On the host Linux system, I created kernel and root image files using 
the mkfs.ubifs command-line tools (compiled from git):

mkfs.ubifs -x none -r ./images -m 4096 -e 258048 -c 43 -U -v -o kernel.img
mkfs.ubifs -x none -r ./target -m 4096 -e 258048 -c 450 -U -v -o root.img

These image files were transferred to the target system over the serial 
port using the U-Boot "loadb" command.  The image files were then copied 
to each UBI partition using the "ubi write" command.  By using the 
"ubifsmount" command, I am able to mount each of the "container" 
partitions and read the contents using the "ubifsls" command.  For example:

U-Boot> ubi part kernel
Creating 1 MTD partitions on "nand0":
0x000000000000-0x000000a00000 : "mtd=0"
UBI: attaching mtd1 to ubi0
UBI: physical eraseblock size:   262144 bytes (256 KiB)
UBI: logical eraseblock size:    258048 bytes
UBI: smallest flash I/O unit:    4096
UBI: sub-page size:              1024
UBI: VID header offset:          1024 (aligned 1024)
UBI: data offset:                4096
UBI: attached mtd1 to ubi0
UBI: MTD device name:            "mtd=0"
UBI: MTD device size:            10 MiB
UBI: number of good PEBs:        40
UBI: number of bad PEBs:         0
UBI: max. allowed volumes:       128
UBI: wear-leveling threshold:    4096
UBI: number of internal volumes: 1
UBI: number of user volumes:     1
UBI: available PEBs:             0
UBI: total number of reserved PEBs: 40
UBI: number of PEBs reserved for bad PEB handling: 2
UBI: max/mean erase counter: 4/1
U-Boot> ubifsmount container
UBIFS: mounted UBI device 0, volume 0, name "container"
UBIFS: mounted read-only
UBIFS: file system size:   6193152 bytes (6048 KiB, 5 MiB, 24 LEBs)
UBIFS: journal size:       2322433 bytes (2268 KiB, 2 MiB, 8 LEBs)
UBIFS: media format:       w4/r0 (latest is w4/r0)
UBIFS: default compressor: no compression
UBIFS: reserved for root:  0 bytes (0 KiB)
U-Boot> ubifsls
           1256920  Thu Mar 31 16:19:57 2011  uImage


I then used the "ubifsload" command to load the uImage into SDRAM memory:

U-Boot> ubifsload 0x22000000 uImage
Loading file 'uImage' to addr 0x22000000 with size 1256920 (0x00132dd8)...
Done

The "bootargs" environment variable was set to be the following:

U-Boot> setenv bootargs console=ttyS0,115200 rootfstype=ubifs ubi.mtd=1 
root=ubi0:container mtdparts=flash:10M(kernel),100M(root),-(storage)

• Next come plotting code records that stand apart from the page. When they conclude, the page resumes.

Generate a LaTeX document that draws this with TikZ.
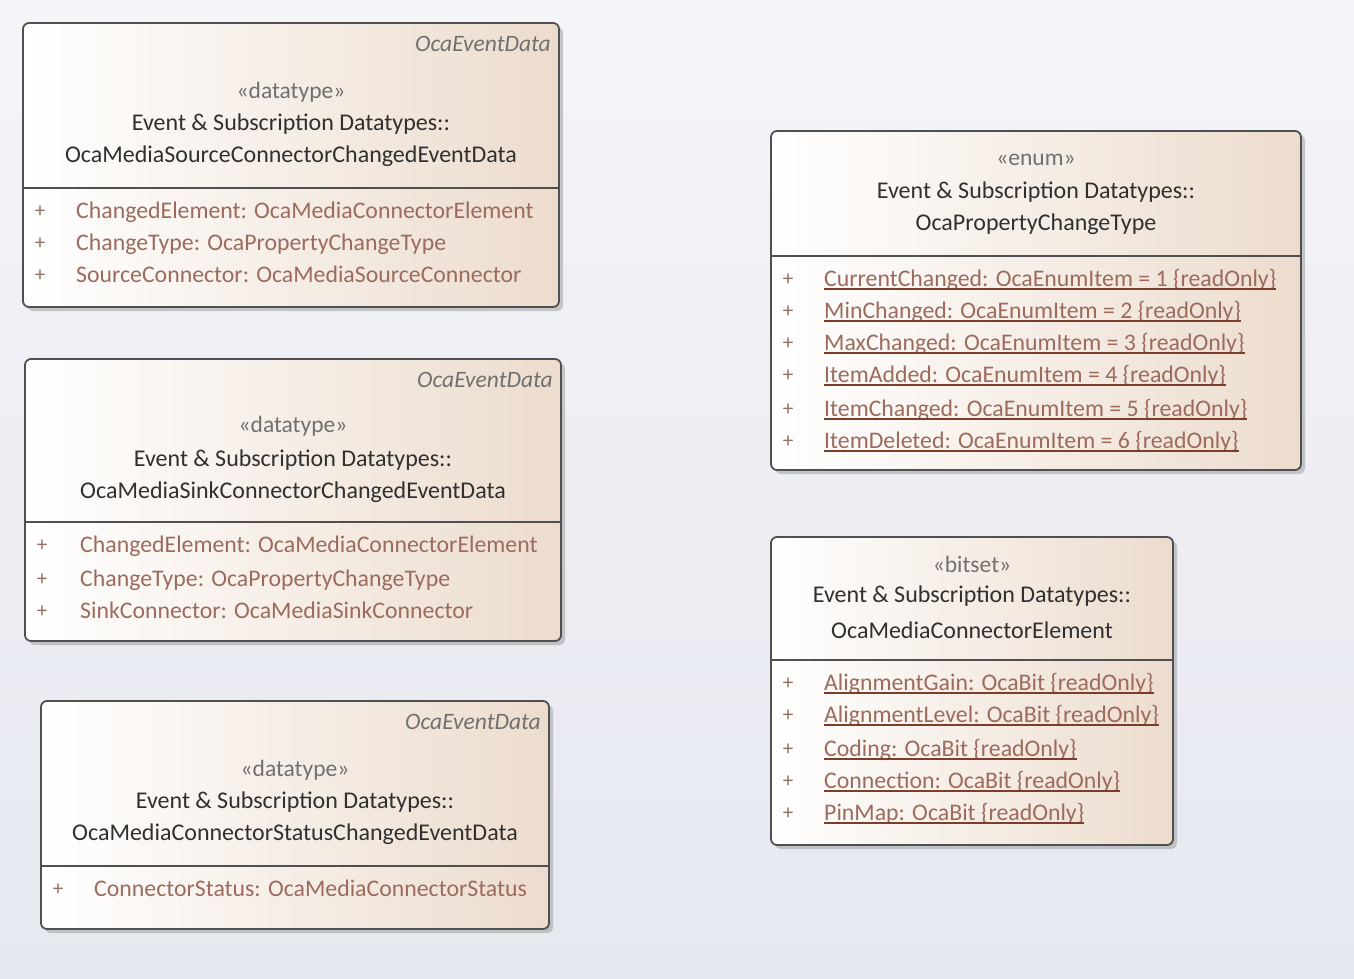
\documentclass[tikz,border=0pt]{standalone}
\usepackage{fontspec}
\setmainfont{Carlito}
\usetikzlibrary{calc,shadows}
\definecolor{bgTop}{HTML}{F4F5F8}
\definecolor{bgBot}{HTML}{E6E8F0}
\definecolor{boxRight}{HTML}{ECDCCD}
\definecolor{boxMid}{HTML}{F8F1EB}
\definecolor{boxLine}{HTML}{505050}
\definecolor{headText}{HTML}{303030}
\definecolor{stereoText}{HTML}{707070}
\definecolor{attrText}{HTML}{9C6B5D}
\definecolor{ulLine}{HTML}{7A3E2A}
\tikzset{
	classBox/.style={draw=boxLine,line width=1.8pt,rounded corners=6pt,left color=white,middle color=boxMid,right color=boxRight,anchor=north west,inner sep=0pt,outer sep=0pt,drop shadow={shadow xshift=4pt,shadow yshift=-4pt,fill=black!40,opacity=.5}},
	divLine/.style={draw=boxLine,line width=1.8pt},
	headTxt/.style={text=headText,font=\fontsize{24}{28}\selectfont,inner sep=0pt},
	stereo/.style={text=stereoText,font=\fontsize{23.5}{28}\selectfont,inner sep=0pt},
	baseName/.style={text=stereoText,font=\fontsize{23.5}{28}\selectfont\itshape,inner sep=0pt,anchor=east},
	plus/.style={text=attrText!80!gray,font=\fontsize{21}{25}\selectfont,inner sep=0pt},
	attr/.style={text=attrText,font=\fontsize{23.8}{28}\selectfont,inner sep=0pt,anchor=west,text height=18pt,text depth=6pt},
	attrUl/.style={attr,append after command={([yshift=3.5pt]\tikzlastnode.south west) edge[draw=ulLine,line width=1.8pt] ([yshift=3.5pt]\tikzlastnode.south east)}},
}
\begin{document}
\begin{tikzpicture}[x=1pt,y=-1pt]
	\path[use as bounding box,top color=bgTop,bottom color=bgBot] (0,0) rectangle (1354,978);
	
	% datatype boxes on the left
	\node (srcData) at (23,23) [classBox,minimum width=536,minimum height=284]{};
	\node (srcDataBase) at ($(srcData.north east)+(-8,21)$) [baseName]{OcaEventData};
	\node (srcDataSt) at ($(srcData.north)+(0,69)$) [stereo]{«datatype»};
	\node (srcDataPkg) at ($(srcData.north)+(0,101)$) [headTxt]{Event \& Subscription Datatypes::};
	\node (srcDataName) at ($(srcData.north)+(0,133)$) [headTxt]{OcaMediaSourceConnectorChangedEventData};
	\draw[divLine] ($(srcData.north west)+(0,165)$) -- ($(srcData.north east)+(0,165)$);
	\node (srcDataP1) at ($(srcData.north west)+(17,189)$) [plus]{+};
	\node (srcDataP2) at ($(srcData.north west)+(17,221)$) [plus]{+};
	\node (srcDataP3) at ($(srcData.north west)+(17,253)$) [plus]{+};
	\node (srcDataA1) at ($(srcData.north west)+(53,189)$) [attr]{ChangedElement: OcaMediaConnectorElement};
	\node (srcDataA2) at ($(srcData.north west)+(53,221)$) [attr]{ChangeType: OcaPropertyChangeType};
	\node (srcDataA3) at ($(srcData.north west)+(53,253)$) [attr]{SourceConnector: OcaMediaSourceConnector};
	
	\node (sinkData) at (25,359) [classBox,minimum width=536,minimum height=282]{};
	\node (sinkDataBase) at ($(sinkData.north east)+(-8,21)$) [baseName]{OcaEventData};
	\node (sinkDataSt) at ($(sinkData.north)+(0,67)$) [stereo]{«datatype»};
	\node (sinkDataPkg) at ($(sinkData.north)+(0,101)$) [headTxt]{Event \& Subscription Datatypes::};
	\node (sinkDataName) at ($(sinkData.north)+(0,133)$) [headTxt]{OcaMediaSinkConnectorChangedEventData};
	\draw[divLine] ($(sinkData.north west)+(0,163)$) -- ($(sinkData.north east)+(0,163)$);
	\node (sinkDataP1) at ($(sinkData.north west)+(17,187)$) [plus]{+};
	\node (sinkDataP2) at ($(sinkData.north west)+(17,221)$) [plus]{+};
	\node (sinkDataP3) at ($(sinkData.north west)+(17,253)$) [plus]{+};
	\node (sinkDataA1) at ($(sinkData.north west)+(55,187)$) [attr]{ChangedElement: OcaMediaConnectorElement};
	\node (sinkDataA2) at ($(sinkData.north west)+(55,221)$) [attr]{ChangeType: OcaPropertyChangeType};
	\node (sinkDataA3) at ($(sinkData.north west)+(55,253)$) [attr]{SinkConnector: OcaMediaSinkConnector};
	
	\node (statData) at (41,701) [classBox,minimum width=508,minimum height=228]{};
	\node (statDataBase) at ($(statData.north east)+(-8,21)$) [baseName]{OcaEventData};
	\node (statDataSt) at ($(statData.north)+(0,69)$) [stereo]{«datatype»};
	\node (statDataPkg) at ($(statData.north)+(0,101)$) [headTxt]{Event \& Subscription Datatypes::};
	\node (statDataName) at ($(statData.north)+(0,133)$) [headTxt]{OcaMediaConnectorStatusChangedEventData};
	\draw[divLine] ($(statData.north west)+(0,165)$) -- ($(statData.north east)+(0,165)$);
	\node (statDataP1) at ($(statData.north west)+(17,189)$) [plus]{+};
	\node (statDataA1) at ($(statData.north west)+(53,189)$) [attr]{ConnectorStatus: OcaMediaConnectorStatus};
	
	% enum and bitset on the right
	\node (chgType) at (771,131) [classBox,minimum width=530,minimum height=339]{};
	\node (chgTypeSt) at ($(chgType.north)+(0,29)$) [stereo]{«enum»};
	\node (chgTypePkg) at ($(chgType.north)+(0,61)$) [headTxt]{Event \& Subscription Datatypes::};
	\node (chgTypeName) at ($(chgType.north)+(0,93)$) [headTxt]{OcaPropertyChangeType};
	\draw[divLine] ($(chgType.north west)+(0,125)$) -- ($(chgType.north east)+(0,125)$);
	\node (chgTypeP1) at ($(chgType.north west)+(17,149)$) [plus]{+};
	\node (chgTypeP2) at ($(chgType.north west)+(17,181)$) [plus]{+};
	\node (chgTypeP3) at ($(chgType.north west)+(17,213)$) [plus]{+};
	\node (chgTypeP4) at ($(chgType.north west)+(17,245)$) [plus]{+};
	\node (chgTypeP5) at ($(chgType.north west)+(17,279)$) [plus]{+};
	\node (chgTypeP6) at ($(chgType.north west)+(17,311)$) [plus]{+};
	\node (chgTypeA1) at ($(chgType.north west)+(53,149)$) [attrUl]{CurrentChanged: OcaEnumItem = 1 \{readOnly\}};
	\node (chgTypeA2) at ($(chgType.north west)+(53,181)$) [attrUl]{MinChanged: OcaEnumItem = 2 \{readOnly\}};
	\node (chgTypeA3) at ($(chgType.north west)+(53,213)$) [attrUl]{MaxChanged: OcaEnumItem = 3 \{readOnly\}};
	\node (chgTypeA4) at ($(chgType.north west)+(53,245)$) [attrUl]{ItemAdded: OcaEnumItem = 4 \{readOnly\}};
	\node (chgTypeA5) at ($(chgType.north west)+(53,279)$) [attrUl]{ItemChanged: OcaEnumItem = 5 \{readOnly\}};
	\node (chgTypeA6) at ($(chgType.north west)+(53,311)$) [attrUl]{ItemDeleted: OcaEnumItem = 6 \{readOnly\}};
	
	\node (connElem) at (771,537) [classBox,minimum width=402,minimum height=308]{};
	\node (connElemSt) at ($(connElem.north)+(0,27)$) [stereo]{«bitset»};
	\node (connElemPkg) at ($(connElem.north)+(0,59)$) [headTxt]{Event \& Subscription Datatypes::};
	\node (connElemName) at ($(connElem.north)+(0,93)$) [headTxt]{OcaMediaConnectorElement};
	\draw[divLine] ($(connElem.north west)+(0,123)$) -- ($(connElem.north east)+(0,123)$);
	\node (connElemP1) at ($(connElem.north west)+(17,147)$) [plus]{+};
	\node (connElemP2) at ($(connElem.north west)+(17,179)$) [plus]{+};
	\node (connElemP3) at ($(connElem.north west)+(17,213)$) [plus]{+};
	\node (connElemP4) at ($(connElem.north west)+(17,245)$) [plus]{+};
	\node (connElemP5) at ($(connElem.north west)+(17,277)$) [plus]{+};
	\node (connElemA1) at ($(connElem.north west)+(53,147)$) [attrUl]{AlignmentGain: OcaBit \{readOnly\}};
	\node (connElemA2) at ($(connElem.north west)+(53,179)$) [attrUl]{AlignmentLevel: OcaBit \{readOnly\}};
	\node (connElemA3) at ($(connElem.north west)+(53,213)$) [attrUl]{Coding: OcaBit \{readOnly\}};
	\node (connElemA4) at ($(connElem.north west)+(53,245)$) [attrUl]{Connection: OcaBit \{readOnly\}};
	\node (connElemA5) at ($(connElem.north west)+(53,277)$) [attrUl]{PinMap: OcaBit \{readOnly\}};
\end{tikzpicture}
\end{document}
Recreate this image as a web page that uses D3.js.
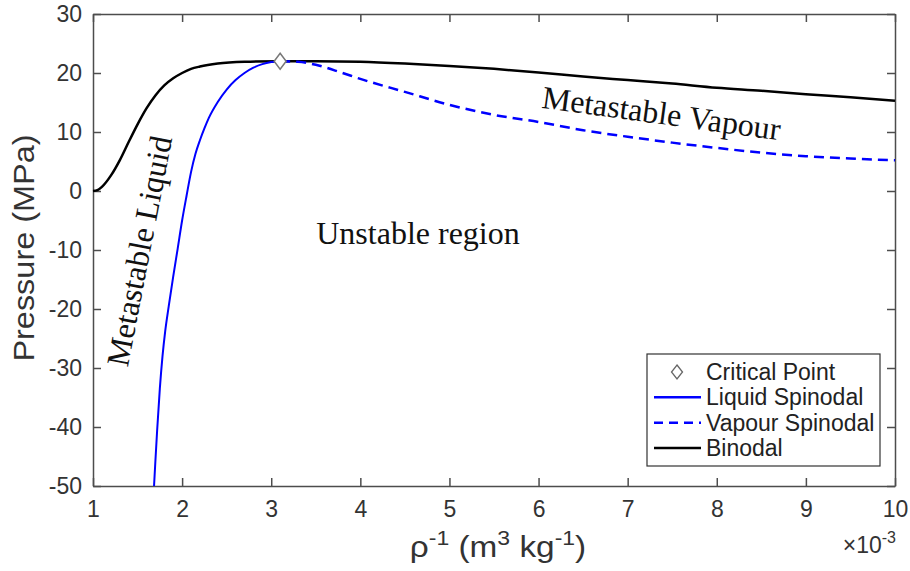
<!DOCTYPE html>
<html>
<head>
<meta charset="utf-8">
<script src="https://cdn.jsdelivr.net/npm/d3@7"></script>
<style>
  body { margin: 0; background: #fff; }
  svg { display: block; }
</style>
</head>
<body>
<div id="chart"></div>
<script>
// values (x in 1e-3 m3/kg, pressure in MPa)
const binodalX = [1.0, 1.05, 1.1, 1.2, 1.3, 1.4, 1.5, 1.6, 1.7, 1.8, 1.9, 2.0, 2.1, 2.2, 2.4, 2.7, 3.1, 3.5, 4.0, 4.5, 5.0, 5.5, 6.0, 6.5, 7.0, 7.5, 8.0, 8.5, 9.0, 9.5, 10.0];
const binodalP = [0.0, 0.15, 0.7, 2.6, 5.2, 8.3, 11.3, 14.0, 16.2, 17.9, 19.1, 20.0, 20.7, 21.1, 21.6, 21.9, 22.0, 22.0, 21.9, 21.6, 21.2, 20.7, 20.1, 19.4, 18.8, 18.2, 17.5, 17.0, 16.4, 15.9, 15.3];

const liquidX = [1.685, 1.70, 1.72, 1.75, 1.78, 1.81, 1.85, 1.90, 1.95, 2.00, 2.05, 2.10, 2.15, 2.20, 2.25, 2.30, 2.40, 2.50, 2.60, 2.70, 2.80, 2.90, 3.00, 3.10];
const liquidP = [-50, -45.8, -40.5, -33.5, -28.0, -23.8, -19.5, -14.5, -9.8, -5.0, -0.8, 3.2, 6.3, 8.6, 10.6, 12.4, 15.1, 17.2, 18.8, 20.0, 20.9, 21.5, 21.85, 22.0];

const vapourX = [3.1, 3.3, 3.5, 3.8, 4.0, 4.5, 5.0, 5.5, 6.0, 6.5, 7.0, 7.5, 8.0, 8.5, 9.0, 9.5, 10.0];
const vapourP = [22.0, 21.9, 21.4, 20.0, 19.0, 16.8, 14.6, 12.9, 11.7, 10.3, 9.2, 8.2, 7.3, 6.5, 5.9, 5.5, 5.2];

const critical = [3.1, 22.0];

const xTicks = [1, 2, 3, 4, 5, 6, 7, 8, 9, 10];
const yTicks = [-50, -40, -30, -20, -10, 0, 10, 20, 30];

const legendNames = ["Critical Point", "Liquid Spinodal", "Vapour Spinodal", "Binodal"];

const width = 910, height = 571;
const margin = { top: 14, right: 15, bottom: 85, left: 93 };
const axisCol = "#4d4d4d", textCol = "#333";

const svg = d3.select("#chart").append("svg").attr("width", width).attr("height", height);
svg.append("rect").attr("width", width).attr("height", height).attr("fill", "#fff");

const x = d3.scaleLinear().domain([1, 10]).range([margin.left, width - margin.right]);
const y = d3.scaleLinear().domain([-50, 30]).range([height - margin.bottom, margin.top]);

const sans = "'Liberation Sans', Arial, sans-serif";
const serif = "'Liberation Serif', 'Times New Roman', serif";

// axes (box with inward ticks)
function styleAxis(g) {
  g.select(".domain").attr("stroke", axisCol).attr("stroke-width", 1.5);
  g.selectAll(".tick line").attr("stroke", axisCol).attr("stroke-width", 1.5);
  g.selectAll(".tick text").attr("fill", textCol).attr("font-family", sans).attr("font-size", 23);
}
svg.append("g").attr("transform", "translate(0," + y(-50) + ")")
  .call(d3.axisBottom(x).tickValues(xTicks).tickSizeInner(-8).tickSizeOuter(0).tickPadding(15).tickFormat(d => String(d)))
  .call(styleAxis);
svg.append("g").attr("transform", "translate(0," + y(30) + ")")
  .call(d3.axisTop(x).tickValues(xTicks).tickSizeInner(-8).tickSizeOuter(0).tickFormat(""))
  .call(styleAxis);
svg.append("g").attr("transform", "translate(" + x(1) + ",0)")
  .call(d3.axisLeft(y).tickValues(yTicks).tickSizeInner(-8).tickSizeOuter(0).tickPadding(11).tickFormat(d => String(d)))
  .call(styleAxis);
svg.append("g").attr("transform", "translate(" + x(10) + ",0)")
  .call(d3.axisRight(y).tickValues(yTicks).tickSizeInner(-8).tickSizeOuter(0).tickFormat(""))
  .call(styleAxis);

// curves
const line = d3.line().x(d => x(d[0])).y(d => y(d[1])).curve(d3.curveMonotoneX);
const zip = (a, b) => a.map((v, i) => [v, b[i]]);

svg.append("path").datum(zip(binodalX, binodalP)).attr("d", line)
  .attr("fill", "none").attr("stroke", "#000").attr("stroke-width", 2.5);
svg.append("path").datum(zip(liquidX, liquidP)).attr("d", line)
  .attr("fill", "none").attr("stroke", "#0000ff").attr("stroke-width", 2);
svg.append("path").datum(zip(vapourX, vapourP)).attr("d", line)
  .attr("fill", "none").attr("stroke", "#0000ff").attr("stroke-width", 2.5).attr("stroke-dasharray", "10,6");

const diamond = "M0,-8L6,0L0,8L-6,0Z";
svg.append("path").attr("d", diamond)
  .attr("transform", "translate(" + x(critical[0]) + "," + y(critical[1]) + ")")
  .attr("fill", "#fff").attr("stroke", "#777").attr("stroke-width", 1.5);

// annotations
function note(sel) {
  return sel.attr("text-anchor", "middle").attr("font-family", serif).attr("font-style", "normal")
    .attr("font-size", 32).attr("fill", "#111");
}
note(svg.append("text").attr("transform", "translate(150,253) rotate(-79)")).text("Metastable Liquid");
note(svg.append("text").attr("x", 418).attr("y", 244)).text("Unstable region");
note(svg.append("text").attr("transform", "translate(660,124) rotate(7.8)")).text("Metastable Vapour");

// axis labels
svg.append("text").attr("transform", "translate(34,248) rotate(-90) scale(1.12,1)")
  .attr("text-anchor", "middle").attr("font-family", sans).attr("font-size", 29).attr("fill", textCol)
  .text("Pressure (MPa)");

const xl = svg.append("text").attr("transform", "translate(498,557) scale(1.15,1)")
  .attr("text-anchor", "middle").attr("font-family", sans).attr("font-size", 29).attr("fill", textCol);
xl.append("tspan").text("\u03c1");
xl.append("tspan").attr("dy", -12).attr("font-size", 20).text("-1");
xl.append("tspan").attr("dy", 12).text(" (m");
xl.append("tspan").attr("dy", -12).attr("font-size", 20).text("3");
xl.append("tspan").attr("dy", 12).text(" kg");
xl.append("tspan").attr("dy", -12).attr("font-size", 20).text("-1");
xl.append("tspan").attr("dy", 12).text(")");

const ex = svg.append("text").attr("x", 896).attr("y", 553)
  .attr("text-anchor", "end").attr("font-family", sans).attr("font-size", 23).attr("fill", textCol);
ex.append("tspan").text("\u00d710");
ex.append("tspan").attr("dy", -10).attr("font-size", 16).text("-3");

// legend
const lg = svg.append("g").attr("transform", "translate(647,354)");
lg.append("rect").attr("width", 233).attr("height", 112)
  .attr("fill", "#fff").attr("stroke", "#333").attr("stroke-width", 1.2);
const rowY = d3.scalePoint().domain(legendNames).range([18, 94]);
legendNames.forEach((name, i) => {
  const yy = rowY(name);
  if (i === 0) {
    lg.append("path").attr("d", "M0,-7L5.5,0L0,7L-5.5,0Z").attr("transform", "translate(30," + yy + ")")
      .attr("fill", "#fff").attr("stroke", "#666").attr("stroke-width", 1.3);
  } else {
    lg.append("line").attr("x1", 7).attr("x2", 54).attr("y1", yy).attr("y2", yy)
      .attr("stroke", i === 3 ? "#000" : "#0000ff").attr("stroke-width", 2.5)
      .attr("stroke-dasharray", i === 2 ? "9,6" : null);
  }
  lg.append("text").attr("x", 59).attr("y", yy).attr("dy", "0.35em")
    .attr("font-family", sans).attr("font-size", 23).attr("fill", "#222").text(name);
});
</script>
</body>
</html>
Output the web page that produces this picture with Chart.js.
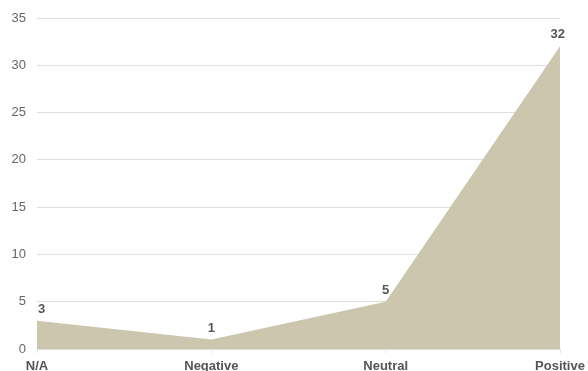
<!DOCTYPE html>
<html>
<head>
<meta charset="utf-8">
<script src="https://cdn.jsdelivr.net/npm/chart.js@4/dist/chart.umd.min.js"></script>
<style>
  html, body { margin: 0; padding: 0; background: #fff; }
  #wrap { width: 588px; height: 371px; position: relative; }
</style>
</head>
<body>
<div id="wrap"><canvas id="c"></canvas></div>
<script>
const categories = ['N/A', 'Negative', 'Neutral', 'Positive'];
const counts = [3, 1, 5, 32];
const yTicks = [0, 5, 10, 15, 20, 25, 30, 35];

// Bold value labels above each point, kept inside the plot horizontally
const valueLabels = {
  id: 'valueLabels',
  afterDatasetsDraw(chart) {
    const ctx = chart.ctx;
    const area = chart.chartArea;
    const meta = chart.getDatasetMeta(0);
    ctx.save();
    ctx.font = 'bold 13px "Liberation Sans", Arial, sans-serif';
    ctx.fillStyle = '#555555';
    ctx.textBaseline = 'bottom';
    meta.data.forEach((pt, i) => {
      const txt = String(counts[i]);
      const w = ctx.measureText(txt).width;
      let x = pt.x - w / 2;
      if (x < area.left + 1) x = area.left + 1;
      if (x + w > area.right + 5) x = area.right + 5 - w;
      ctx.textAlign = 'left';
      ctx.fillText(txt, x, pt.y - 5);
    });
    ctx.restore();
  }
};

new Chart(document.getElementById('c'), {
  type: 'line',
  data: {
    labels: categories,
    datasets: [{
      data: counts,
      fill: 'origin',
      backgroundColor: 'rgb(204,198,174)',
      borderColor: 'rgb(204,198,174)',
      borderWidth: 0,
      pointRadius: 0,
      tension: 0
    }]
  },
  options: {
    responsive: true,
    maintainAspectRatio: false,
    animation: false,
    layout: { padding: { top: 18, right: 28, left: 0, bottom: 0 } },
    plugins: { legend: { display: false }, tooltip: { enabled: false } },
    scales: {
      x: {
        offset: false,
        grid: {
          drawOnChartArea: false,
          drawTicks: true,
          tickLength: 4,
          tickColor: '#e4e4e4'
        },
        border: { display: true, color: '#dddddd' },
        ticks: {
          color: '#555555',
          font: { family: '"Liberation Sans", Arial, sans-serif', size: 13, weight: 'bold' },
          padding: 6,
          maxRotation: 0,
          autoSkip: false
        },
        afterFit(scale) {
          scale.height = 22;
          scale.paddingLeft = 0;
          scale.paddingRight = 0;
        }
      },
      y: {
        min: 0,
        max: 35,
        afterBuildTicks(scale) { scale.ticks = yTicks.map(v => ({ value: v })); },
        grid: { color: '#dddddd', drawTicks: false },
        border: { display: false },
        ticks: {
          color: '#666666',
          font: { family: '"Liberation Sans", Arial, sans-serif', size: 13 },
          padding: 11
        },
        afterFit(scale) {
          scale.width = 37;
          scale.paddingTop = 0;
          scale.paddingBottom = 0;
        }
      }
    }
  },
  plugins: [valueLabels]
});
</script>
</body>
</html>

However, after running the "bootm" command, I find that I cannot boot 
the Linux kernel, and the booting process hangs:

U-Boot> bootm
## Booting kernel from Legacy Image at 22000000 ...
    Image Name:   Linux-2.6.37
    Image Type:   ARM Linux Kernel Image (uncompressed)
    Data Size:    1256856 Bytes = 1.2 MiB
    Load Address: 20008000
    Entry Point:  20008000
    Verifying Checksum ... OK
    Loading Kernel Image ... OK
OK

Starting kernel ...

In the Linux kernel xconfig, I've switched on support for UBI and 
UBIFS.  I am wondering what might be the problem here.  Are the bootargs 
being passed properly to the Linux kernel?